We review terminations de novo. In re H.S., 805 N.W.2d 737, 745 (Iowa 2011). We examine both the facts and law and adjudicate anew those issues properly preserved and presented. In re L.G., 532 N.W.2d 478, 480-81 (Iowa Ct. App. 1995).

Steven does not challenge the statutory grounds for termination. Because he was incarcerated at the time of the termination, clear and convincing evidence supports termination under section 232.116(1)(h) (requiring a finding the child could not be returned to the parent's care "at the present time").

Steven claims termination is not in the child's best interests and seeks additional time "to complete his prison sentence and to establish himself as the custodial parent." The caseworker testified she did not recommend additional time for any of the parents and additional time would not resolve the parents' issues.
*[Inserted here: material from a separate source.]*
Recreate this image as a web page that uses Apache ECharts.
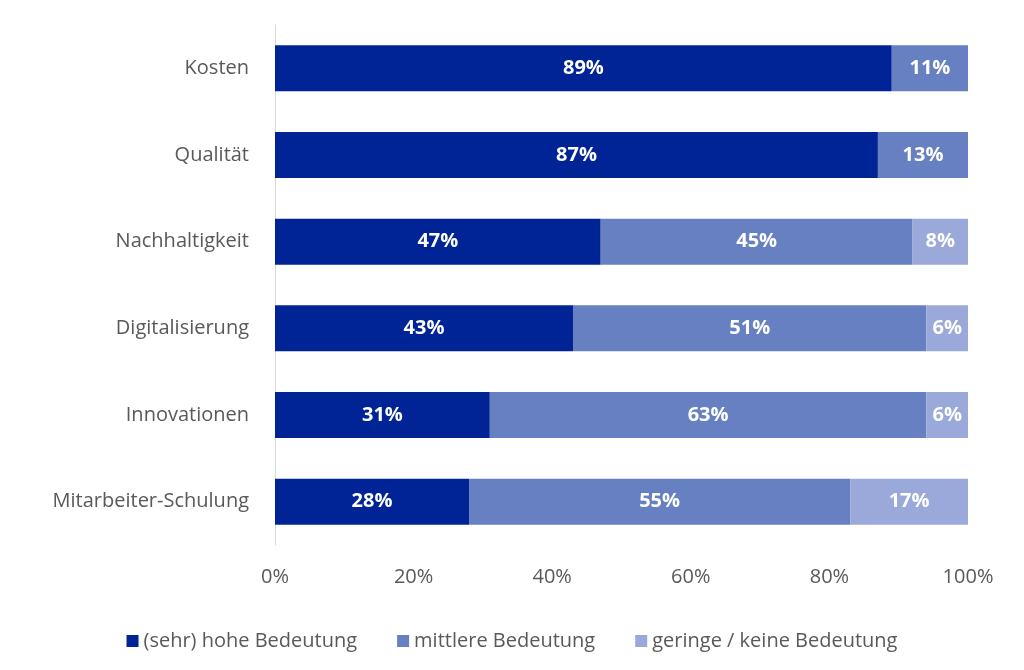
<!DOCTYPE html>
<html><head><meta charset="utf-8">
<script src="https://cdn.jsdelivr.net/npm/echarts@6/dist/echarts.min.js"></script>
<style>html,body{margin:0;background:#fff}#chart{width:1024px;height:670px}</style>
</head><body><div id="chart"></div>
<script>
// Kategorien von unten nach oben
var categories = ['Mitarbeiter-Schulung', 'Innovationen', 'Digitalisierung', 'Nachhaltigkeit', 'Qualität', 'Kosten'];
var hoch = [28, 31, 43, 47, 87, 89];
var mittel = [55, 63, 51, 45, 13, 11];
var gering = [17, 6, 6, 8, 0, 0];
var seriesNames = ['(sehr) hohe Bedeutung', 'mittlere Bedeutung', 'geringe / keine Bedeutung'];
var colors = ['#002395', '#6680c2', '#9aa9d9'];

var font = '"Open Sans", "Noto Sans", sans-serif';
var chart = echarts.init(document.getElementById('chart'));

function mk(name, data, color) {
    return {
        name: name, type: 'bar', stack: 'a', data: data, barWidth: '53%',
        itemStyle: {color: color},
        label: {
            show: true, color: '#fff', fontWeight: 'bold', fontSize: 20, fontFamily: font,
            formatter: function (p) { return p.value > 0 ? p.value + '%' : ''; }
        }
    };
}

chart.setOption({
    animation: false,
    color: colors,
    grid: {left: 275, right: 56, top: 25, bottom: 125},
    legend: {
        bottom: 14, left: 'center', itemWidth: 12, itemHeight: 12, itemGap: 40, icon: 'rect',
        textStyle: {color: '#595959', fontSize: 20, fontFamily: font},
        data: seriesNames
    },
    xAxis: {
        type: 'value', min: 0, max: 100, interval: 20,
        axisLabel: {formatter: '{value}%', color: '#595959', fontSize: 20, fontFamily: font, margin: 22},
        splitLine: {show: false}, axisLine: {show: false}, axisTick: {show: false}
    },
    yAxis: {
        type: 'category', data: categories,
        axisLine: {show: true, lineStyle: {color: '#d9d9d9'}}, axisTick: {show: false},
        axisLabel: {color: '#595959', fontSize: 20, fontFamily: font, margin: 26}
    },
    series: [
        mk(seriesNames[0], hoch, colors[0]),
        mk(seriesNames[1], mittel, colors[1]),
        mk(seriesNames[2], gering, colors[2])
    ]
});
</script></body></html>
It is not clear the court considered Steven's request for additional time, but the court implicitly denied any request in its finding Steven would need "substantial time" after his release to show he could provide the child a drug-free home. In order to give a parent an additional six months, the court must "enumerate the specific factors, conditions, or expected behavioral changes which comprise the basis for the determination the need for removal of the child from the child's home will no longer exist at the end of the additional six-month period." Iowa Code § 232.104(2)(b). Steven's earliest chance for release was six months after the termination hearing. Upon his release, he would need additional time to demonstrate his parenting ability, show he has resolved his substance abuse issues, and obtain suitable housing and employment in order to be able to provide for the child. It is clear the child could not be returned to his father even if he were given an additional six months. Steven also argues the child was in the care of his uncle and was with his older half-brother, so no harm would come from giving Steven more time to be reunited with the child. He further argues there was a strong parent-child bond.

The child was in the care of his uncle, who had adopted his older half-brother. The uncle was a willing and suitable adoptive option for the child. Steven had not seen the child for at least nine months at the time of the termination, nearly half the child's life. Giving consideration to the statutory best-interest factors in section 232.116(2), we, like the trial court, conclude termination of Steven's parental rights to free the child for adoption is in the child's best interests.

The factors weighing against termination in section 232.116(3) are permissive, not mandatory. See In re D.S., 806 N.W.2d 458, 474 (Iowa Ct. App. 2011). "The court has discretion, based on the unique circumstances of each case and the best interests of the child, whether to apply the factors in this section to save the parent-child relationship." Id. Neither the child's placement with a relative nor any parent-child bond existing after the child had not seen Steven for at least nine months serve to prevent termination. See Iowa Code § 232.116(3)(a), (c).